Having had the pleasure of recently visiting the Rubin Museum in NYC and going on a mini tour they provided about the Buddha, I’ve been thinking a great deal about the term samsara. The word samsara literally means “continuing on”, “wandering on”. It signifies the repetitive cycle of birth, ageing, death and rebirth. The only thing that is passed on from the current life to the next life is a set of feelings, a set of impressions, a set of present moments, and the karma that is created in previous lives and the current life. The Buddha did not discuss how similar they may be. The key piece to focus in on is that from life to life, we have the ability to become closer to the goal of breaking the cycle of samsara.
Both Buddhism and Hinduism share the concept of rebirth, but the Buddhist concept differs in details from the Hindu definition. According to Hindu tradition, rebirth is understood to involve a “permanent” soul, a conscious entity which goes from one body to another. According to this theory, the soul lives in one body and at death, the soul leaves that body off and goes on to assume another body. Whereas in Buddhism, rebirth is not viewed as the transmigration of a conscious entity, but as the repeated occurrence of the process of existence. There is a continuity between one life and another. But there is no soul, no permanent entity which transmigrates from one life to another.
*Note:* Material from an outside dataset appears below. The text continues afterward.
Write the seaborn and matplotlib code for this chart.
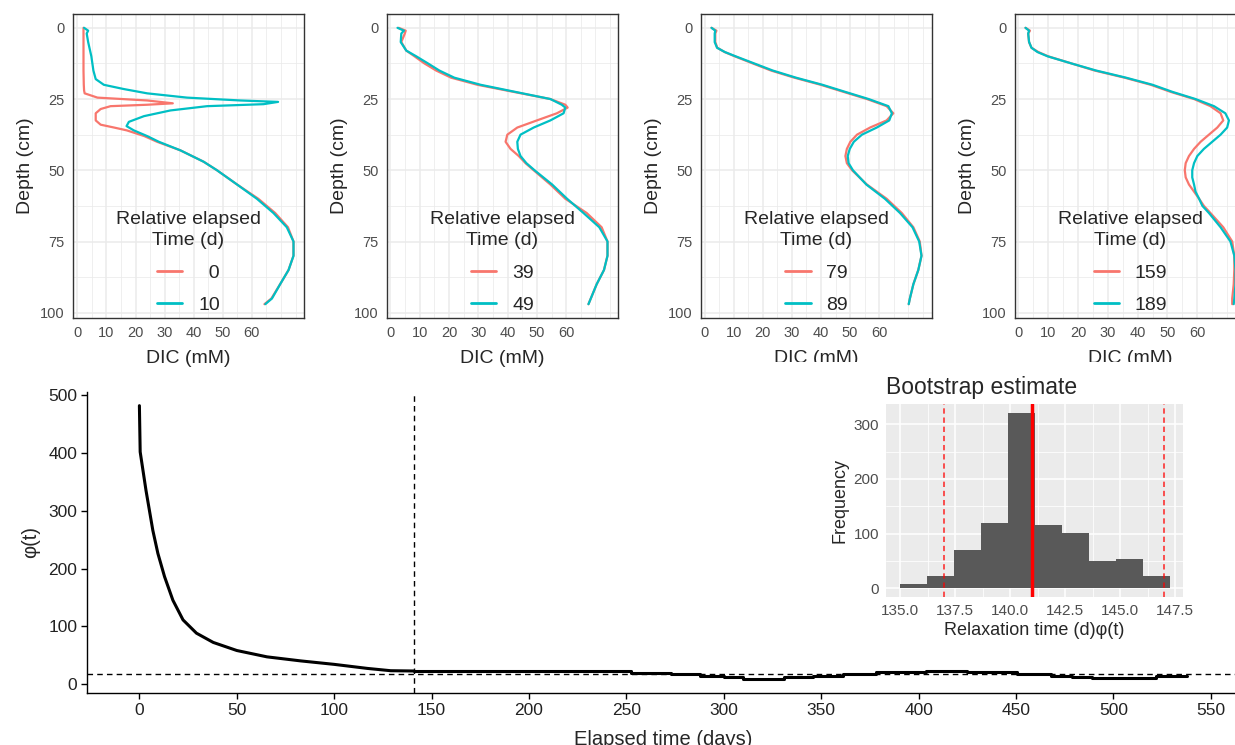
import numpy as np
import pandas as pd
import matplotlib
matplotlib.use("Agg")
import matplotlib.pyplot as plt
import seaborn as sns
from matplotlib.patches import Rectangle
from matplotlib.ticker import MultipleLocator, FormatStrFormatter

# ---------------- data ----------------
# Panel 1 (0 d vs 10 d)
p1a_label = "  0"
p1a_depth = [0, 5, 10, 15, 20, 22, 23, 24.5, 25.5, 26.5, 27, 27.5, 28.5, 30, 32.5, 34, 35, 36, 38, 40,
             43, 47, 50, 55, 60, 65, 70, 75, 80, 85, 90, 95, 97]
p1a_dic = [2.1, 2.1, 2.1, 2.1, 2.2, 2.3, 2.5, 6.9, 24, 32.8, 24, 11.4, 8, 6.3, 6.3, 8, 12.6, 17, 23, 27.4,
           35.4, 43.4, 48, 54.9, 62.2, 68, 72.4, 74.3, 74.3, 72.6, 69.7, 66.7, 64.3]
p1b_label = "10"
p1b_depth = [0, 1, 2, 5, 10, 15, 18, 20, 21.5, 23, 24.5, 25.5, 26, 26.8, 27.5, 29, 31, 33, 34.5, 36, 38, 40,
             43, 47, 50, 55, 60, 65, 70, 75, 80, 85, 90, 95, 97]
p1b_dic = [2.3, 3.7, 3.2, 3.7, 4.8, 5.5, 6.3, 9.1, 16, 24, 37.7, 56, 69, 64, 44.6, 32, 22.9, 17.7, 16.9, 19.4, 24, 28,
           35.4, 43.4, 48, 54.9, 61.7, 67.4, 72, 74.3, 74.3, 72.6, 69.7, 66.9, 64.6]

# Panel 2 (39 d vs 49 d)
p2_depth = [0, 1, 2, 5, 8, 10, 12.5, 15, 17.5, 20, 22.5, 25, 27, 28, 30, 32.5, 35, 37.5, 40, 42.5, 45, 47.5,
            50, 55, 60, 65, 70, 75, 80, 85, 90, 95, 97]
p2a_label = "39"
p2a_dic = [2.8, 5.2, 4.9, 3.7, 5.4, 8.2, 11.6, 15.6, 20.7, 29.7, 42.1, 54.6, 59.7, 60.5, 56.8, 50, 43.3, 39.9,
           39.3, 41, 43.8, 46.1, 48.9, 54.6, 59.7, 67, 72.1, 74.1, 74.1, 72.9, 70.4, 68.4, 67.6]
p2b_label = "49"
p2b_dic = [2.4, 4.6, 3.7, 3.5, 5.4, 8.8, 12.8, 16.7, 21.8, 30.8, 42.7, 54.6, 58.5, 59.7, 59.1, 54.6, 48.9, 44.4,
           43.3, 43.5, 44.4, 46.4, 49.2, 55.2, 60.3, 65.9, 71.3, 74.1, 74.1, 72.9, 70.4, 68.4, 67.6]

# Panel 3 (79 d vs 89 d)
p3_depth = [0, 1, 2, 5, 7, 8.5, 10, 12.5, 15, 17.5, 20, 22.5, 25, 27.5, 30, 32.5, 35, 37.5, 40, 42.5, 45,
            47.5, 50, 55, 60, 65, 70, 75, 80, 85, 90, 95, 97]
p3a_label = "79"
p3a_dic = [2.3, 4.0, 3.6, 3.6, 4.3, 6.8, 10.3, 16.5, 22.8, 30.8, 39.9, 47.8, 55.8, 62.6, 64.9, 62.6, 56.9, 52.4,
           50.1, 48.9, 48.4, 48.9, 50.7, 55.8, 62.6, 67.8, 71.8, 74.0, 74.6, 73.5, 71.8, 70.6, 70.2]
p3b_label = "89"
p3b_dic = [2.3, 3.6, 3.4, 3.4, 4.2, 6.9, 10.6, 17.0, 23.4, 31.4, 40.5, 48.4, 56.4, 63.2, 64.4, 63.5, 59.2, 54.1,
           51.3, 49.9, 49.2, 49.5, 51.0, 55.6, 62.0, 67.2, 71.5, 73.8, 74.6, 73.5, 71.8, 70.6, 70.2]

# Panel 4 (159 d vs 189 d)
p4_depth = [0, 1, 2, 5, 7, 8.5, 10, 12.5, 15, 17.5, 20, 22.5, 25, 27.5, 30, 32.5, 35, 37.5, 40, 42.5, 45,
            47.5, 50, 52.5, 55, 57.5, 60, 62.5, 65, 70, 75, 80, 85, 90, 95, 97]
p4a_label = "159"
p4a_dic = [2.4, 3.9, 3.3, 3.6, 4.4, 6.7, 10.0, 17.8, 25.6, 35.6, 44.4, 51.1, 58.9, 64.4, 67.8, 68.7, 66.7, 63.9,
           61.1, 58.9, 57.2, 56.1, 55.8, 56.1, 57.2, 58.9, 60.6, 62.2, 64.4, 68.7, 71.7, 72.4, 72.4, 72.2, 71.7, 71.7]
p4b_label = "189"
p4b_dic = [2.4, 3.6, 3.3, 3.6, 4.4, 6.4, 9.8, 17.8, 26.1, 36.1, 45.0, 51.7, 59.4, 65.6, 69.4, 70.6, 70.0, 67.8,
           65.0, 62.2, 60.0, 58.9, 58.3, 58.3, 58.9, 59.4, 60.6, 61.7, 63.9, 67.8, 71.1, 72.4, 72.8, 72.8, 72.4, 72.2]

# Bottom: relaxation curve phi(t)
t_decay = [0, 0.4, 3.4, 6.9, 9.5, 12.9, 17.2, 22.4, 29.3, 37.9, 50, 65.5, 82.8, 100, 117, 129, 141]
phi_decay = [482, 402, 335, 266, 226, 186, 145, 111, 88, 72, 58, 47, 40, 34, 27, 23, 22.5]
t_tail = [141, 162.6, 252.4, 273, 288, 300, 310, 331, 346, 361, 378, 404, 425, 450.5, 468, 479, 489, 522, 538]
phi_tail = [22.5, 23, 19.6, 16.7, 14.4, 12, 9.2, 12, 14.4, 16.7, 20, 22.5, 20, 16.7, 14.4, 12, 9.8, 13.3, 13.3]
relax_time = 141
phi_equil = 18

# Inset: bootstrap histogram
boot_edges = [135.0, 136.22, 137.45, 138.67, 139.9, 141.12, 142.35, 143.57, 144.8, 146.02, 147.25]
boot_counts = [8, 22, 70, 120, 321, 115, 101, 49, 53, 22]
boot_estimate = 141.0
boot_ci = [137.0, 147.0]

# ---------------- style ----------------
sns.set_style("white")
plt.rcParams['font.family'] = ['Liberation Sans', 'DejaVu Sans']

W, H = 1235, 745
fig = plt.figure(figsize=(W / 100, H / 100), dpi=100)


def box(l, t, r, b):
    return [l / W, 1 - b / H, (r - l) / W, (b - t) / H]


RED = '#F8766D'
CYAN = '#00BFC4'

panels = [
    (p1a_depth, p1a_dic, p1a_label, p1b_depth, p1b_dic, p1b_label),
    (p2_depth, p2a_dic, p2a_label, p2_depth, p2b_dic, p2b_label),
    (p3_depth, p3a_dic, p3a_label, p3_depth, p3b_dic, p3b_label),
    (p4_depth, p4a_dic, p4a_label, p4_depth, p4b_dic, p4b_label),
]
lefts = [73, 387, 701, 1015]

for left, (da, xa, la, db, xb, lb) in zip(lefts, panels):
    ax = fig.add_axes(box(left, 14, left + 231, 318))
    ax.set_facecolor('white')
    sns.lineplot(x=xa, y=da, sort=False, estimator=None, color=RED, lw=1.6, label=la, ax=ax)
    sns.lineplot(x=xb, y=db, sort=False, estimator=None, color=CYAN, lw=1.6, label=lb, ax=ax)
    ax.margins(x=0.05, y=0.05)
    ax.invert_yaxis()
    ax.set_xticks(range(0, 61, 10))
    ax.xaxis.set_minor_locator(MultipleLocator(5))
    ax.set_yticks([0, 25, 50, 75, 100])
    ax.yaxis.set_minor_locator(MultipleLocator(12.5))
    ax.set_axisbelow(True)
    ax.grid(which='major', color='#EBEBEB', lw=1.1)
    ax.grid(which='minor', color='#EBEBEB', lw=0.55)
    ax.tick_params(which='major', length=3.5, width=1, color='#333333', labelcolor='#4D4D4D',
                   labelsize=10.5, pad=2.5)
    ax.tick_params(which='minor', length=0)
    for s in ax.spines.values():
        s.set_color('#333333')
        s.set_linewidth(1.0)
    ax.set_xlabel('DIC (mM)', fontsize=14, labelpad=7)
    ax.set_ylabel('Depth (cm)', fontsize=14, labelpad=4)
    leg = ax.legend(title='Relative elapsed\nTime (d)', loc='lower center', bbox_to_anchor=(0.5, -0.012),
                    frameon=False, fontsize=14, title_fontsize=14, handlelength=1.3,
                    handletextpad=0.8, labelspacing=0.75, borderaxespad=0.0)
    leg.get_title().set_multialignment('center')
    leg.get_title().set_linespacing(1.35)
    for h in leg.get_lines():
        h.set_linewidth(2)

# bottom main panel
axm = fig.add_axes(box(87, 392, 1239, 693))
axm.set_facecolor('white')
sns.lineplot(x=t_decay, y=phi_decay, sort=False, estimator=None, color='black', lw=2.2, ax=axm)
sns.lineplot(x=t_tail, y=phi_tail, sort=False, estimator=None, color='black', lw=2.2,
             drawstyle='steps-post', ax=axm)
axm.axvline(relax_time, color='black', lw=1.0, ls=(0, (4, 3)))
axm.axhline(phi_equil, color='black', lw=1.0, ls=(0, (4, 3)))
axm.set_xlim(-26.9, 564.5)
axm.set_ylim(-15.6, 505.7)
axm.set_xticks(range(0, 551, 50))
axm.set_yticks(range(0, 501, 100))
for side in ['top', 'right']:
    axm.spines[side].set_visible(False)
for side in ['left', 'bottom']:
    axm.spines[side].set_color('black')
    axm.spines[side].set_linewidth(1.0)
axm.tick_params(length=4, width=1, color='black', labelcolor='#222222', labelsize=12.5, pad=3,
                left=True, bottom=True)
axm.set_xlabel('Elapsed time (days)', fontsize=14.5, labelpad=9)
axm.set_ylabel('φ(t)', fontsize=14.5, labelpad=6)

# white background of the inset plot (covers what lies beneath it)
fig.add_artist(Rectangle((700 / W, 1 - 655 / H), (1235 - 700) / W, (655 - 362) / H,
                         transform=fig.transFigure, facecolor='white', edgecolor='none',
                         zorder=1.5))

# inset histogram
axi = fig.add_axes(box(886, 404, 1183, 597))
axi.set_zorder(3)
axi.set_facecolor('#EBEBEB')
centers = [(a + b) / 2 for a, b in zip(boot_edges[:-1], boot_edges[1:])]
sns.histplot(x=centers, weights=boot_counts, bins=boot_edges, color='#595959', alpha=1,
             linewidth=0, ax=axi)
axi.axvline(boot_estimate, color='red', lw=2.5)
for c in boot_ci:
    axi.axvline(c, color='red', lw=1.1, ls=(0, (3.5, 2.5)), alpha=0.85)
axi.set_xlim(134.36, 147.86)
axi.set_ylim(-16, 337)
axi.set_xticks([135.0, 137.5, 140.0, 142.5, 145.0, 147.5])
axi.xaxis.set_major_formatter(FormatStrFormatter('%.1f'))
axi.xaxis.set_minor_locator(MultipleLocator(1.25))
axi.set_yticks([0, 100, 200, 300])
axi.yaxis.set_minor_locator(MultipleLocator(50))
axi.set_axisbelow(True)
axi.grid(which='major', color='white', lw=1.1)
axi.grid(which='minor', color='white', lw=0.55)
axi.tick_params(which='major', length=3, width=1, color='#333333', labelcolor='#4D4D4D',
                labelsize=11, pad=2)
axi.tick_params(which='minor', length=0)
for s in axi.spines.values():
    s.set_visible(False)
axi.set_xlabel('Relaxation time (d)φ(t)', fontsize=13, labelpad=3)
axi.set_ylabel('Frequency', fontsize=13, labelpad=4)
axi.set_title('Bootstrap estimate', loc='left', fontsize=16.5, pad=7)

fig.savefig('out.png', dpi=100)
Karma refers to the natural law in Buddhism that deals with cause and effect in a person’s life. The idea is that what you put out in this world comes back to you, what you plant you harvest. Buddhists believe you go through a cycle of birth, life, death, and rebirth. All of life is a process that is guided by the natural law of karma. Going a step further, what you do and what you say and how you do things in this lifetime is based on your experiences in previous lives, as well as your experiences earlier in this life. Buddhist teachings tell us that those who do good become good. Likewise, those who do bad will become bad. A new individual in the next life will not be the same as previous lives. The circumstances of Karma affect the condition of the rebirth. Karma is a reflection of the essence of being human. For Buddhists, what you become in the next life depends on what you did in this life. just as what you are in this life is a distillation of what you were in previous lives. That said, karma is a thread woven through all of our lives.
Nirvana is an eternal state of being. It is where the laws of karma and samsara cease to be. Each lifetime presents opportunities to do good, to learn the lessons, and to bring ourselves closer to the goal of nirvana.
Nirvana differs from the Christian concept of heaven. Nirvana is not a place, but rather a state of being. You can be in Nirvana while living the present life. It is the end of suffering and desire. It is the end of individual consciousness. Speaking to his disciples, the Buddha described Nirvana as:
“… a condition, where there is neither earth nor water, neither air nor light, neither limitless space nor limitless time, neither any kind of being, neither ideation nor non-ideation, neither this world nor that world. There is neither arising nor passing away nor dying, neither cause nor effect, neither change nor stand still.”
Often people look at the Buddhist concept of nirvana as annihilation, but rather it is an assimilation of the energy into the pool of energy that is Nirvana. Buddhists believe that no one can cleanse you, nor can anyone defile you. No one can rid you of your sins but you. Clearly, the responsibility of karma, samsara, and nirvana is our own to manage. If you follow that reasoning, the Buddhist idea of salvation is also our own responsibility.
Buddha spoke of the middle way. Buddhism is a description of a path to harmony. It is up to us to bring that harmony to ourselves and the world around us.